• Material
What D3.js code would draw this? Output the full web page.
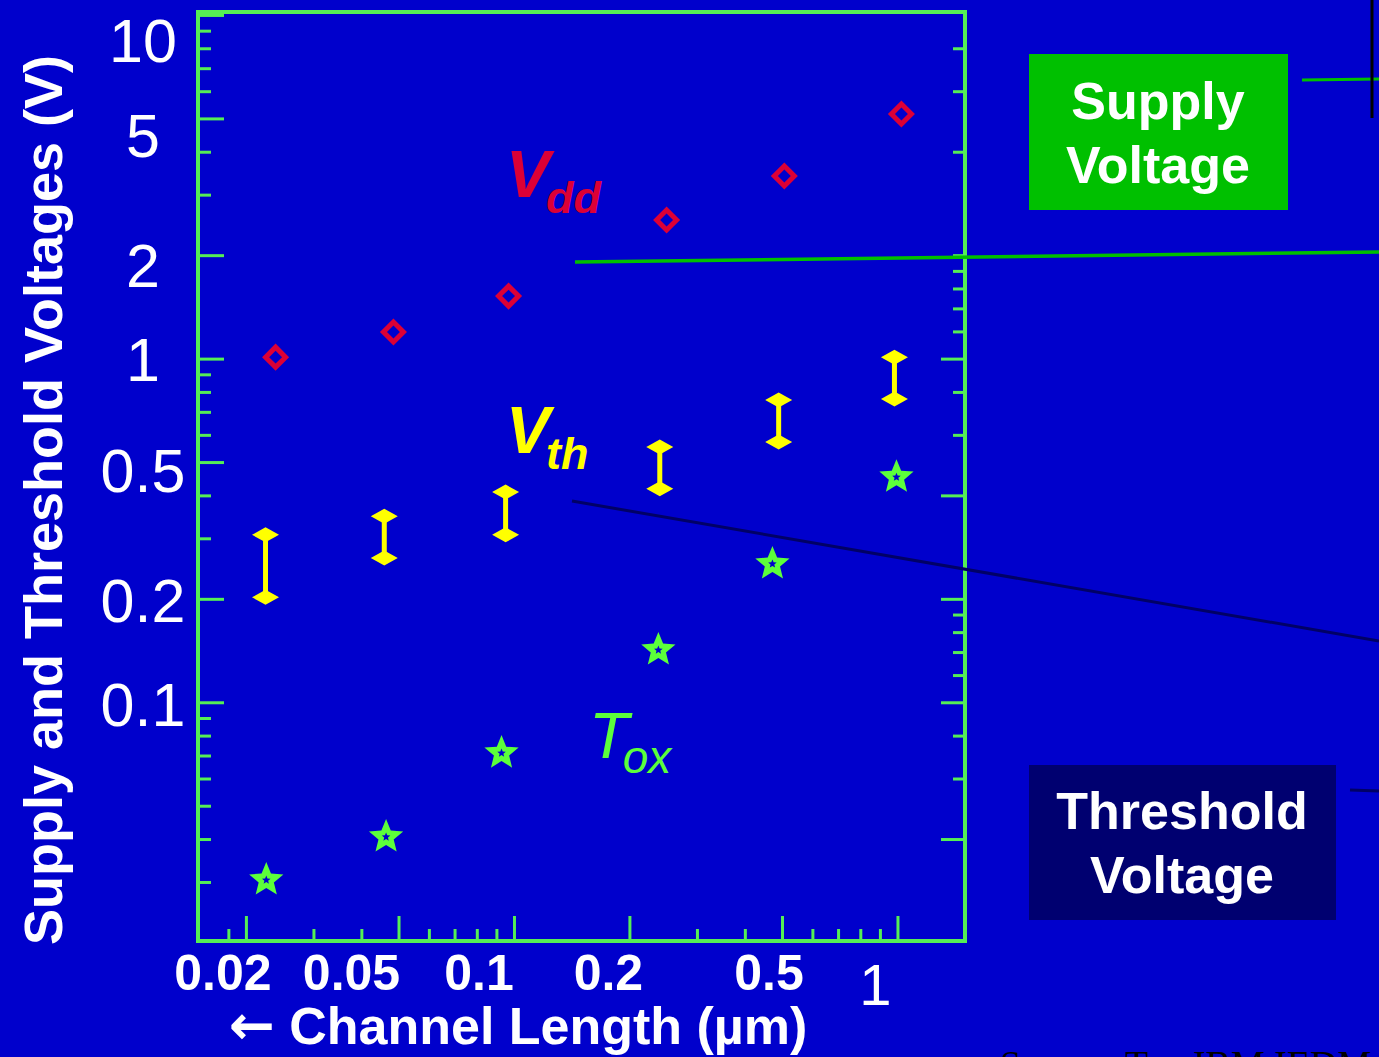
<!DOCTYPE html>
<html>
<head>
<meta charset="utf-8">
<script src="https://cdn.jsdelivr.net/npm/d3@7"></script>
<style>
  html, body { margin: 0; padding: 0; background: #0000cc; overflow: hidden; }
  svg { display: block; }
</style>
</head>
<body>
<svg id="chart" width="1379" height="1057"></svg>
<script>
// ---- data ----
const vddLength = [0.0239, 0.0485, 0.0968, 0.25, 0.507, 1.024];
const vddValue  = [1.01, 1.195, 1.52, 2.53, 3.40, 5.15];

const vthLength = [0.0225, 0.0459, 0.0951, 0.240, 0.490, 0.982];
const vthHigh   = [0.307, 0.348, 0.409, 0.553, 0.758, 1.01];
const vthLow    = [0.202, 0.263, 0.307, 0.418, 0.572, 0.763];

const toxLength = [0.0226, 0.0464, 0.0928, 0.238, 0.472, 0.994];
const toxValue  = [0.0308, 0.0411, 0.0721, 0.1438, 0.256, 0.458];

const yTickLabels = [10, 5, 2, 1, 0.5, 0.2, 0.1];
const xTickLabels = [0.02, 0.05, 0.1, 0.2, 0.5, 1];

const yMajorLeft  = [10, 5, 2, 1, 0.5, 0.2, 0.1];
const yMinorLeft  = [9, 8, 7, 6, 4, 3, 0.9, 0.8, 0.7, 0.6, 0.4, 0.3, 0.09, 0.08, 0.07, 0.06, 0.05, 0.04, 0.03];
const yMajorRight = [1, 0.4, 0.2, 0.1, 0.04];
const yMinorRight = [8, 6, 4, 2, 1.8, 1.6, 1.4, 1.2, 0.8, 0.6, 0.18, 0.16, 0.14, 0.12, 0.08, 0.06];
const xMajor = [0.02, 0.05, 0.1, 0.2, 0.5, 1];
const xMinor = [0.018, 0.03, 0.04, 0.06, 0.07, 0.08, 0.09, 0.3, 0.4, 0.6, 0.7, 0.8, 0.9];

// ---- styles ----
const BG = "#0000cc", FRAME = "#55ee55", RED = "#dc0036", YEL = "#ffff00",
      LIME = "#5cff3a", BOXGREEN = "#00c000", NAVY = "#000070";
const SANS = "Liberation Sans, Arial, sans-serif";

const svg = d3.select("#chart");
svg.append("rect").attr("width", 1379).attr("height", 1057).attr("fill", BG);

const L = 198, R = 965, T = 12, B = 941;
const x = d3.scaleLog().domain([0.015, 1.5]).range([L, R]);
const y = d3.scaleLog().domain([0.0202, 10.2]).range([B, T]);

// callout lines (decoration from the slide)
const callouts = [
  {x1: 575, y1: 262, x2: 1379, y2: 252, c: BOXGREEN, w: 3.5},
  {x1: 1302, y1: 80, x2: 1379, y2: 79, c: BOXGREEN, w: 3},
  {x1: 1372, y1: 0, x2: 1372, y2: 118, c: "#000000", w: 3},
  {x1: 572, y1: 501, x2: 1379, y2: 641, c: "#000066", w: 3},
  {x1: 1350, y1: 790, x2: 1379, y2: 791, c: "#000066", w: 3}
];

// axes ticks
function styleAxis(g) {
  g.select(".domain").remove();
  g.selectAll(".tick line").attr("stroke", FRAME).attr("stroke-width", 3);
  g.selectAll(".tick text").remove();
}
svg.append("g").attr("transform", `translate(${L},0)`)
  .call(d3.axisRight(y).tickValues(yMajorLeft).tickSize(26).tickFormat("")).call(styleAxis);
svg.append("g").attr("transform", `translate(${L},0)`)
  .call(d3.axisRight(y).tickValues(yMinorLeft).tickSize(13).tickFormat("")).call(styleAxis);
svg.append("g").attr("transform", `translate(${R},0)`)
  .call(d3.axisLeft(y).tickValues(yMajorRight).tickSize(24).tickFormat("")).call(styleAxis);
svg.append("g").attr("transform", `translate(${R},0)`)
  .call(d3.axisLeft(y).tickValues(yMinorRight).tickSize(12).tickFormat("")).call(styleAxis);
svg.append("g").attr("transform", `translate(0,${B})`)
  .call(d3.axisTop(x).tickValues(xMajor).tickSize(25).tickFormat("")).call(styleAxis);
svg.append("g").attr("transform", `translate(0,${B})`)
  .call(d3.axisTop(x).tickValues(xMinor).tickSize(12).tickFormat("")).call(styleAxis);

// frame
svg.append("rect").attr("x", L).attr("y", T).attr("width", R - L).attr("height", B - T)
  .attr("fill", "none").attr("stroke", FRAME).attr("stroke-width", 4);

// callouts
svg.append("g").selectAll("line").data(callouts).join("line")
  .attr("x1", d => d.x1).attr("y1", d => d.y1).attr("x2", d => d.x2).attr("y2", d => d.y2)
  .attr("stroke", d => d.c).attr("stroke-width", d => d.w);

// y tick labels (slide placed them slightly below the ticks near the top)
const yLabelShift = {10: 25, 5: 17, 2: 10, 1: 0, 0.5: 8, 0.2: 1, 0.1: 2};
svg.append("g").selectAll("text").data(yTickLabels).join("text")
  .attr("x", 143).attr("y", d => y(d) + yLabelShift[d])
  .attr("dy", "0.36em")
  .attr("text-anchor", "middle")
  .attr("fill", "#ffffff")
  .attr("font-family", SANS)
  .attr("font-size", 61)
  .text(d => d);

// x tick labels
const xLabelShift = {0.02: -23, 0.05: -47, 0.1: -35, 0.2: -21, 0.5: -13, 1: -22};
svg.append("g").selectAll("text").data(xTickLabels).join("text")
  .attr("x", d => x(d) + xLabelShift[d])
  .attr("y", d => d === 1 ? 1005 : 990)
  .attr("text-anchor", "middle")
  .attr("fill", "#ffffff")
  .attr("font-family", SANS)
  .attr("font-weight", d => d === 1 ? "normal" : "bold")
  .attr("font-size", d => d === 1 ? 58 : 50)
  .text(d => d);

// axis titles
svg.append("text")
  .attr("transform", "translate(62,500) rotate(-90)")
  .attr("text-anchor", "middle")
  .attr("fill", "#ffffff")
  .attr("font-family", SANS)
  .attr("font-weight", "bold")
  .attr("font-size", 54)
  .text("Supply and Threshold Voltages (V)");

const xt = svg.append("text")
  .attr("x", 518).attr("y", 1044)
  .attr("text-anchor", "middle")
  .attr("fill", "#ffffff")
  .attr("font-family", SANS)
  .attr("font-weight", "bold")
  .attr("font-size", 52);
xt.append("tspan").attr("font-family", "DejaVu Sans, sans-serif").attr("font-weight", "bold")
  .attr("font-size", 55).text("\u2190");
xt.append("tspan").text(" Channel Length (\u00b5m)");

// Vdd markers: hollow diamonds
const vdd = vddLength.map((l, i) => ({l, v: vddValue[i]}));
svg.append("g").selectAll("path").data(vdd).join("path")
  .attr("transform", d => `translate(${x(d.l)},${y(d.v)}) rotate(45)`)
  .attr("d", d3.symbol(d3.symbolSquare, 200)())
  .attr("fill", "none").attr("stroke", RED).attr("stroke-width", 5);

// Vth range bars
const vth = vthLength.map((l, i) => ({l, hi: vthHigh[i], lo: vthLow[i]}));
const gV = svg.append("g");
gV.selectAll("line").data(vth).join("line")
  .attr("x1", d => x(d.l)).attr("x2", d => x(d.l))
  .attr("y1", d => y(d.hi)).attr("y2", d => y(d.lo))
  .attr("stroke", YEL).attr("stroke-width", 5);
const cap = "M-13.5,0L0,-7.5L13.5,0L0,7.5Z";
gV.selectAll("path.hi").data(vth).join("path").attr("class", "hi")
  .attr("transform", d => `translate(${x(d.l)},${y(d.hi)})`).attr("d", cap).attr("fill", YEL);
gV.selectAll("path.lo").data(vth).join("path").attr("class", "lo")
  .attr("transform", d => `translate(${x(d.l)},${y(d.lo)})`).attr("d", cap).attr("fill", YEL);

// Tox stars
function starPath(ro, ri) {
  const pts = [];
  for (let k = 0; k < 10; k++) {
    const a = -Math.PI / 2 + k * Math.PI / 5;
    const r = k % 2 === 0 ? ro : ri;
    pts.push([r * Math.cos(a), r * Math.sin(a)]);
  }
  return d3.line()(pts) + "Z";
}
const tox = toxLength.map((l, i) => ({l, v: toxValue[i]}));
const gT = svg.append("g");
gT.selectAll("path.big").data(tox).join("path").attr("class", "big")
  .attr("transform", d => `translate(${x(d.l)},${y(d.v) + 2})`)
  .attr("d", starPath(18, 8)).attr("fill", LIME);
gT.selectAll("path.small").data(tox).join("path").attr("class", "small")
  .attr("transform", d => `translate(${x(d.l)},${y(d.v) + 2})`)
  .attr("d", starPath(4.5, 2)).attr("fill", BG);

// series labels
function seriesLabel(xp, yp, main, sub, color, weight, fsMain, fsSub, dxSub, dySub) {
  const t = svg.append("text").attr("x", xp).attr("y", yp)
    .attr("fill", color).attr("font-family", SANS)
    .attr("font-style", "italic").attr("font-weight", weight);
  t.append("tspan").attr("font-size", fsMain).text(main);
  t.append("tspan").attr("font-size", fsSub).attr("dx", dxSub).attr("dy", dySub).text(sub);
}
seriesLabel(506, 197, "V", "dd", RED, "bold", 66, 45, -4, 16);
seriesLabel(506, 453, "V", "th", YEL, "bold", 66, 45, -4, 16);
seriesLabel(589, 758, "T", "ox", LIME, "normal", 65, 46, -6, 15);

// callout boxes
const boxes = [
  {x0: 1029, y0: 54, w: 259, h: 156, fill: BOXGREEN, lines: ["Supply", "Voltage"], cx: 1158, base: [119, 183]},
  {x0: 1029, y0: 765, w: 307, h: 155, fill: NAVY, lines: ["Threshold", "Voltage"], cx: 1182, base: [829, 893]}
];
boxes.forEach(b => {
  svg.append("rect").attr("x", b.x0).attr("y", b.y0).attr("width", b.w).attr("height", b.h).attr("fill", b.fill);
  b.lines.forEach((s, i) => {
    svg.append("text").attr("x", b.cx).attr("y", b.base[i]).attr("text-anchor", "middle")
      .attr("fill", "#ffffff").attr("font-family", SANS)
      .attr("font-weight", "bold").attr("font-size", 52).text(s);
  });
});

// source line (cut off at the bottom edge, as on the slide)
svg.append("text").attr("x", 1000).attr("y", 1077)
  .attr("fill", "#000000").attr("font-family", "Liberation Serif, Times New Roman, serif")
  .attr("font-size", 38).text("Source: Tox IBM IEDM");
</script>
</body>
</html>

• Exercise requirements
Pictures are excluded: retype only the lines from the beginning of the listing above through the line with "2.53, 3.40, 5.15];", both included.

• Exercise response
What D3.js code would draw this? Output the full web page.
<!DOCTYPE html>
<html>
<head>
<meta charset="utf-8">
<script src="https://cdn.jsdelivr.net/npm/d3@7"></script>
<style>
  html, body { margin: 0; padding: 0; background: #0000cc; overflow: hidden; }
  svg { display: block; }
</style>
</head>
<body>
<svg id="chart" width="1379" height="1057"></svg>
<script>
// ---- data ----
const vddLength = [0.0239, 0.0485, 0.0968, 0.25, 0.507, 1.024];
const vddValue  = [1.01, 1.195, 1.52, 2.53, 3.40, 5.15];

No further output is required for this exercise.